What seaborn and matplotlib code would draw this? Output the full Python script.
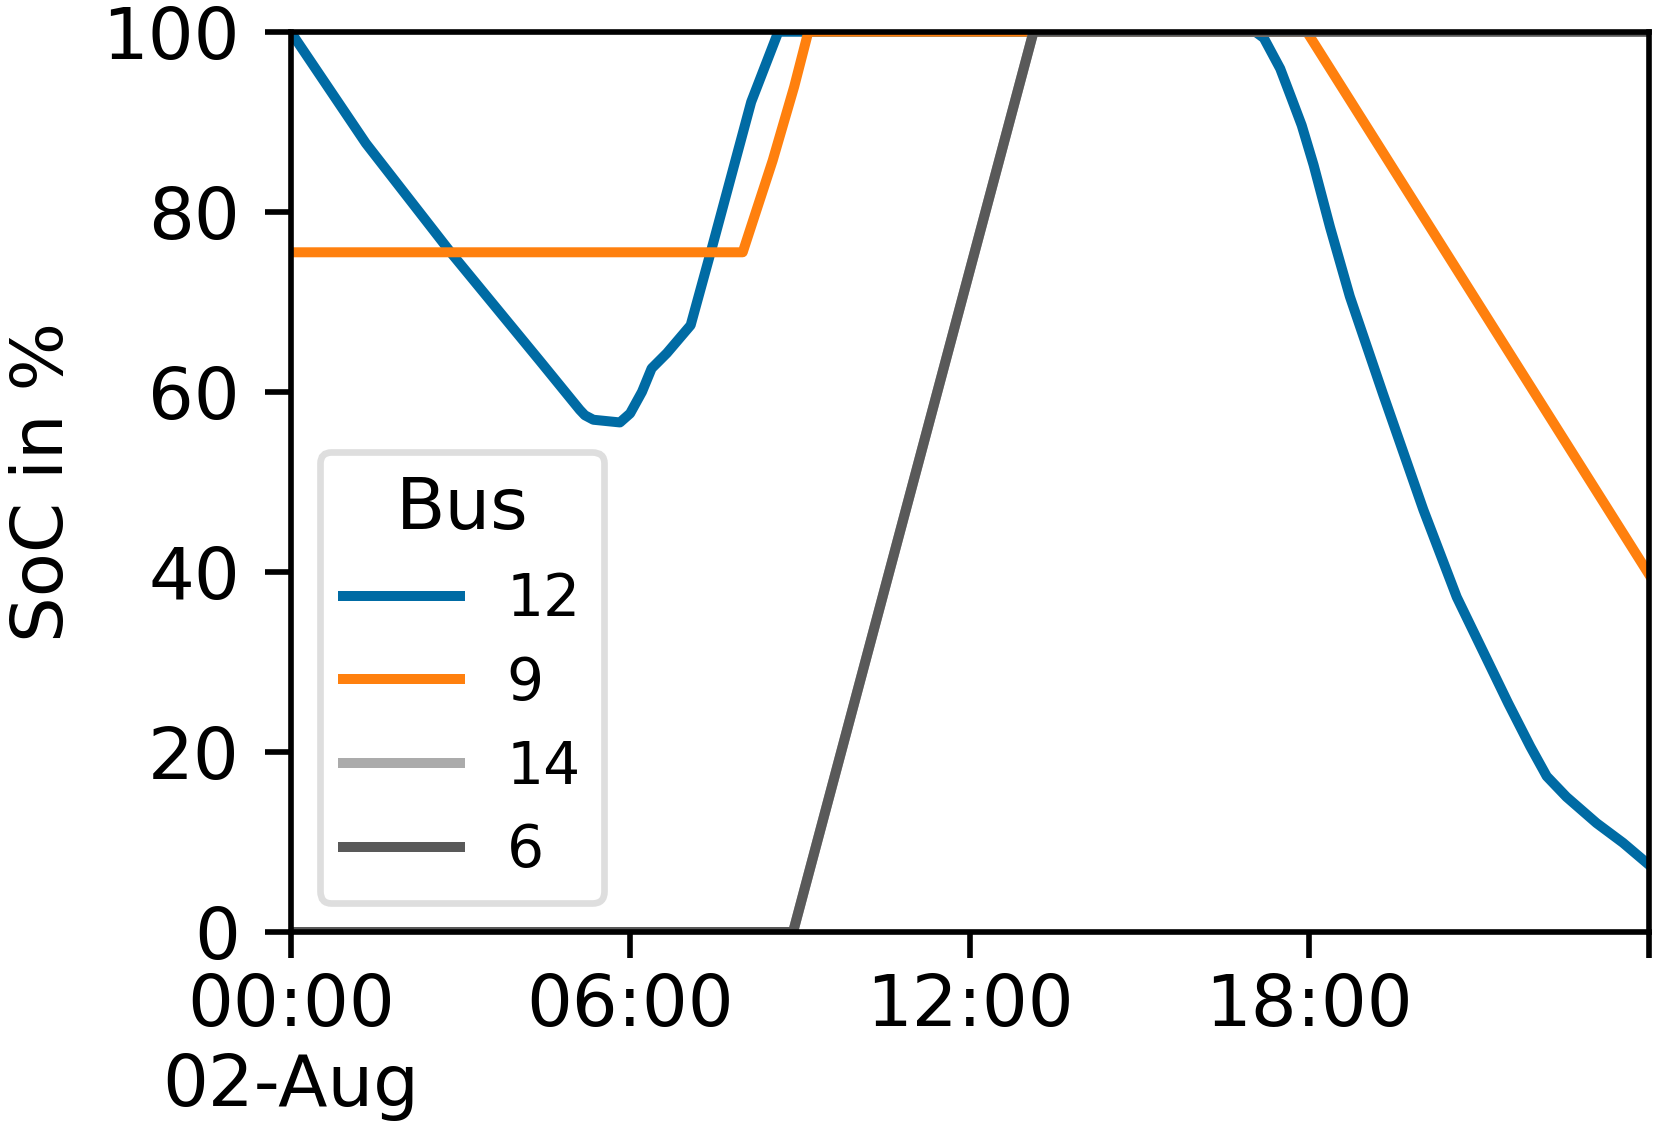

---

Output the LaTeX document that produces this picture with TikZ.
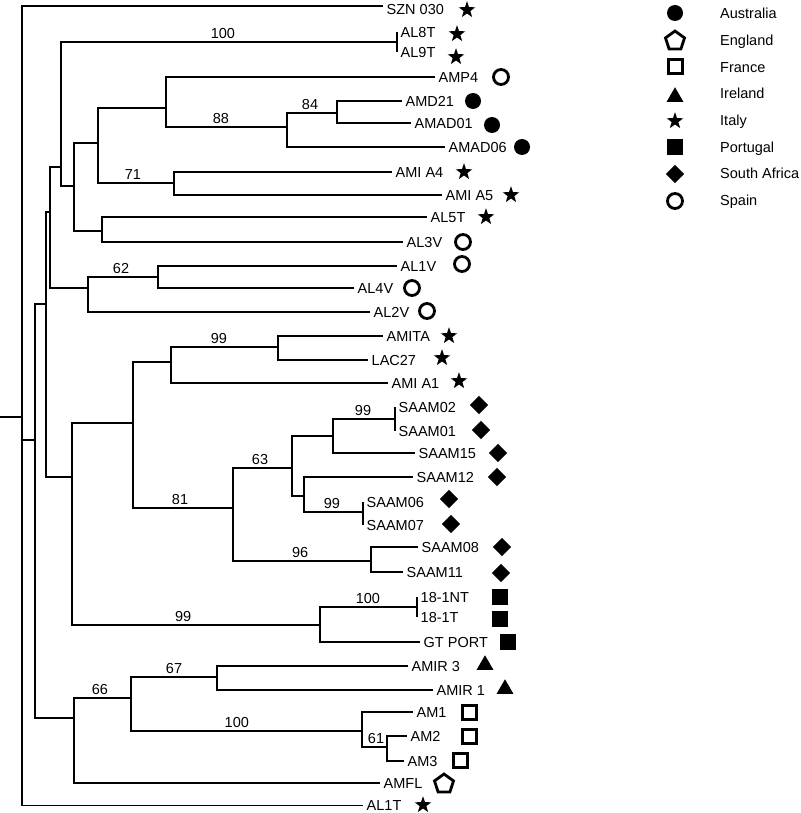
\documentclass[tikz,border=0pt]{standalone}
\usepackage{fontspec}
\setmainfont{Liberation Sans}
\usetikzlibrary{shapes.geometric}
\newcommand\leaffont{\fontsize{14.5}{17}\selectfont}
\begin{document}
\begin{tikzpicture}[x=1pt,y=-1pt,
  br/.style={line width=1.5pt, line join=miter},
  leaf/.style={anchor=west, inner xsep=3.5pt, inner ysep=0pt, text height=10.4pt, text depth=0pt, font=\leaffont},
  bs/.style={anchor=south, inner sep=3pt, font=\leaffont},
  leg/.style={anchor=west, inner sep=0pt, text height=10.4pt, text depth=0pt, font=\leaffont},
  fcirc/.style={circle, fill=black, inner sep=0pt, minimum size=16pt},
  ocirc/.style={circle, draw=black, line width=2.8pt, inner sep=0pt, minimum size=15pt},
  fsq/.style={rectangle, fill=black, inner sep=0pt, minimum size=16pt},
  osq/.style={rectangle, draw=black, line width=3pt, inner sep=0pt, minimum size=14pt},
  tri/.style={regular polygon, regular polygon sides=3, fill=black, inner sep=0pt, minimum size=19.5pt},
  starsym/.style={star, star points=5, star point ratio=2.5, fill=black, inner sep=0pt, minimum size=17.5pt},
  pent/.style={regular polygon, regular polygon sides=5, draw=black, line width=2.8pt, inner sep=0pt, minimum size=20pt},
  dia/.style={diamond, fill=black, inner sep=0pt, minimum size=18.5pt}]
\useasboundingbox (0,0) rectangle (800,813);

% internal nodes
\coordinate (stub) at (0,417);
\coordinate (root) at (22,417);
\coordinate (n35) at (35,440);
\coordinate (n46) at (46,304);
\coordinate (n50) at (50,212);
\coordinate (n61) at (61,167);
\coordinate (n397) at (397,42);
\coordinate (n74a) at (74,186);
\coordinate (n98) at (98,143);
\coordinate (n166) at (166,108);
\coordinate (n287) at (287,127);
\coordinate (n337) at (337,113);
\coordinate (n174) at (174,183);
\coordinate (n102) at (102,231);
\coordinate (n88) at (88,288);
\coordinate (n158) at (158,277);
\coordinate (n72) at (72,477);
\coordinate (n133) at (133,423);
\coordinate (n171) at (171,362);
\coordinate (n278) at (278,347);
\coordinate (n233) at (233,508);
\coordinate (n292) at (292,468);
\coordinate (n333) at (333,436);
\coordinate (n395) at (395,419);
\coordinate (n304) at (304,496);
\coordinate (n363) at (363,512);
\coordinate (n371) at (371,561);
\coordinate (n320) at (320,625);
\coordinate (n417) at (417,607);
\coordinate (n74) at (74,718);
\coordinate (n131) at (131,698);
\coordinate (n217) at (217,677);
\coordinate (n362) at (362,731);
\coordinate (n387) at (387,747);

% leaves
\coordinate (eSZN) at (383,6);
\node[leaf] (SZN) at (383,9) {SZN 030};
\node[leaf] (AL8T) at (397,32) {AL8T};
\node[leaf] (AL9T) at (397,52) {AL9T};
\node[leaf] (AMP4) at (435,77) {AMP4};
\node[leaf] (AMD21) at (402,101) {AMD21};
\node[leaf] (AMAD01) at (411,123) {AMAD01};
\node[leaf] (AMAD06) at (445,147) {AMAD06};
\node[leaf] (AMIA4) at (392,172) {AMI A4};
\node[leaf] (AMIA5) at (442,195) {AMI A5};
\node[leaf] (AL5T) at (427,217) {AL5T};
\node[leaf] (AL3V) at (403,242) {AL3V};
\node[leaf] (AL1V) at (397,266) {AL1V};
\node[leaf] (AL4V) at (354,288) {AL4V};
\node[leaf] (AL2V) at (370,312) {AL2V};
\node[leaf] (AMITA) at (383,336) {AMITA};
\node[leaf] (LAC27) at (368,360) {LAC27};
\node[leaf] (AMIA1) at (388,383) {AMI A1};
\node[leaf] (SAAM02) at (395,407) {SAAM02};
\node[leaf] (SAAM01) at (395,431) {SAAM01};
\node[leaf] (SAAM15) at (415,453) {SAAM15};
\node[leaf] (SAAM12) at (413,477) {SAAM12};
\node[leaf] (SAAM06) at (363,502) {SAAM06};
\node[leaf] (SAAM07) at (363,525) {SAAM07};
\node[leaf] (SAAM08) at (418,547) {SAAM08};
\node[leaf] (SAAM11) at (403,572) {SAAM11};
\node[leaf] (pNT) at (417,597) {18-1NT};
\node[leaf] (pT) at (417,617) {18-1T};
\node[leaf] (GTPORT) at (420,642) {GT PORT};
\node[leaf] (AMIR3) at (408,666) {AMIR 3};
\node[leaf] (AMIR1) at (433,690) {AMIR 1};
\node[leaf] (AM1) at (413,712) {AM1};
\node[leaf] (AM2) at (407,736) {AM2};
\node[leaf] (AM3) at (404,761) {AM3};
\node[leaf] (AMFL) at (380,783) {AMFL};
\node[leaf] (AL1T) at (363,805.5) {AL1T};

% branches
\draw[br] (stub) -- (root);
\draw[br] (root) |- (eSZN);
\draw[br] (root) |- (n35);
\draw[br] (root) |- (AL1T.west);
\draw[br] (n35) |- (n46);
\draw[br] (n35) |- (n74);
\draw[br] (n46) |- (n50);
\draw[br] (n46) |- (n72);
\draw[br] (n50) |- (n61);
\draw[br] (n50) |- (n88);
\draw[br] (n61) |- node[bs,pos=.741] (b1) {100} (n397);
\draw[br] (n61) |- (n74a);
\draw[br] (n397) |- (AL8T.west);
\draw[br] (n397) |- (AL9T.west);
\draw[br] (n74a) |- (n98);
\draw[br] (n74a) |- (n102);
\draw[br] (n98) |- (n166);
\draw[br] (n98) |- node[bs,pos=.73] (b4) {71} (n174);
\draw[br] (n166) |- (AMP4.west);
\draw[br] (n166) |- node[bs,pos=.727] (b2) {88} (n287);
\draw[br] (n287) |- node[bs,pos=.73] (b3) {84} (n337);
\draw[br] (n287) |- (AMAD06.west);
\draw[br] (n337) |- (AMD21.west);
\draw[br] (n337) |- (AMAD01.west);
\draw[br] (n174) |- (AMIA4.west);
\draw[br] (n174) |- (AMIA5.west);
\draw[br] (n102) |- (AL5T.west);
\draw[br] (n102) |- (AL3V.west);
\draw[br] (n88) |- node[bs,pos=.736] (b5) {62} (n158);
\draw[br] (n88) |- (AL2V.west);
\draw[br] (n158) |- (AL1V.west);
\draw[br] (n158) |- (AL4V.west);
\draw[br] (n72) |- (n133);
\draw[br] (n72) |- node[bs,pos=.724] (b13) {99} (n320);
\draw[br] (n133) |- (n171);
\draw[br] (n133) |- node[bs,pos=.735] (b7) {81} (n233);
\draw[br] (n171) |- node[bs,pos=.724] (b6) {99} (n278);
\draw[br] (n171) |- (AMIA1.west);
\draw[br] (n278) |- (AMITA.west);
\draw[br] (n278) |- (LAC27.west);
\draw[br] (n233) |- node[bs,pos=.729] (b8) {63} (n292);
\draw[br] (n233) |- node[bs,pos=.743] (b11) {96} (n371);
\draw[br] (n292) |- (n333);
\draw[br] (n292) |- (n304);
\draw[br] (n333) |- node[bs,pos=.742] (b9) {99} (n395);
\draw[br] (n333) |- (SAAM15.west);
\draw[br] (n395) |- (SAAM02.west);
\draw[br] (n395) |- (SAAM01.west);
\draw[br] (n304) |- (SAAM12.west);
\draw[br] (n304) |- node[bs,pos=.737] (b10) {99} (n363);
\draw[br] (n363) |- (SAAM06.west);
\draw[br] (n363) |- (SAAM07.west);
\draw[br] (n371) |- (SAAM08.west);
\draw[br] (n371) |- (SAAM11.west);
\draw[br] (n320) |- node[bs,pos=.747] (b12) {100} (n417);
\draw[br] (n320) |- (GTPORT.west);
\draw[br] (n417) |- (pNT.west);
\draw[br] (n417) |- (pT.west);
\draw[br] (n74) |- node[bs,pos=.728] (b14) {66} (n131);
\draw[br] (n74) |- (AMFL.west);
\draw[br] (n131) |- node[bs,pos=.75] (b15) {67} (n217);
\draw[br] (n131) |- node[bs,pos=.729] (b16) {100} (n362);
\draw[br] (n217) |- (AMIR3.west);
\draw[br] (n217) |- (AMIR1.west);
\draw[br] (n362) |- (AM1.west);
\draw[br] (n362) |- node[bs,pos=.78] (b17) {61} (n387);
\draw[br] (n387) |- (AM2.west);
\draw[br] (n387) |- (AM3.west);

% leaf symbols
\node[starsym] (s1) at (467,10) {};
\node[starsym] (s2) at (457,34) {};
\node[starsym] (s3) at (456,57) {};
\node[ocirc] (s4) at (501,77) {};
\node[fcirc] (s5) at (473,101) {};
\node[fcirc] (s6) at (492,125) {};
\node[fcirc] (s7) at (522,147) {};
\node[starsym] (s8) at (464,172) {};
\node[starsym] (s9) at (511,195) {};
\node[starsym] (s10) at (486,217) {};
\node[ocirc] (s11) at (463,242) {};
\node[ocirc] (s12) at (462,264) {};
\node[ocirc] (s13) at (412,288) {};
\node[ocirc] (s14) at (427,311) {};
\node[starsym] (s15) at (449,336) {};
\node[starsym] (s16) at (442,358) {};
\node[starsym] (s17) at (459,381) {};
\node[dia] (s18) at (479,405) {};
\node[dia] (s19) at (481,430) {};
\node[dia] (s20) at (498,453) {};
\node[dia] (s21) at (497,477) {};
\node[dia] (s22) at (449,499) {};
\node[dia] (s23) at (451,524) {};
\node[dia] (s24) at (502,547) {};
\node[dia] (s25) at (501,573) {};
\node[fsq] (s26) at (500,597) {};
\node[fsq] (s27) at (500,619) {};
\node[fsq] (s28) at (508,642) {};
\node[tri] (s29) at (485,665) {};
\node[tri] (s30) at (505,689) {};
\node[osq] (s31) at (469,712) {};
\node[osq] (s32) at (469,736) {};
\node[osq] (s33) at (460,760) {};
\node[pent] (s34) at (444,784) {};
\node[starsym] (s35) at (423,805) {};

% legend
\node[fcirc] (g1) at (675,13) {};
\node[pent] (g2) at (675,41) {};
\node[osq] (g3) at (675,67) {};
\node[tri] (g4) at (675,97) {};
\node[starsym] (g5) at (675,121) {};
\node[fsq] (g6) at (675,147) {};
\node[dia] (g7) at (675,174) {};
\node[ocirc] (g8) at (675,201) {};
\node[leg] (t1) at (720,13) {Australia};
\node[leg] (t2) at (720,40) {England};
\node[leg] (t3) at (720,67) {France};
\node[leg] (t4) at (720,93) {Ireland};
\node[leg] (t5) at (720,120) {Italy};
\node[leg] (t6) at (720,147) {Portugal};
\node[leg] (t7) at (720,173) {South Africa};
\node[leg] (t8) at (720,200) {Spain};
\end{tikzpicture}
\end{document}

**Problem details**
Pull every line containing "this" out of the data above.

**Final answer**
What seaborn and matplotlib code would draw this? Output the full Python script.
Output the LaTeX document that produces this picture with TikZ.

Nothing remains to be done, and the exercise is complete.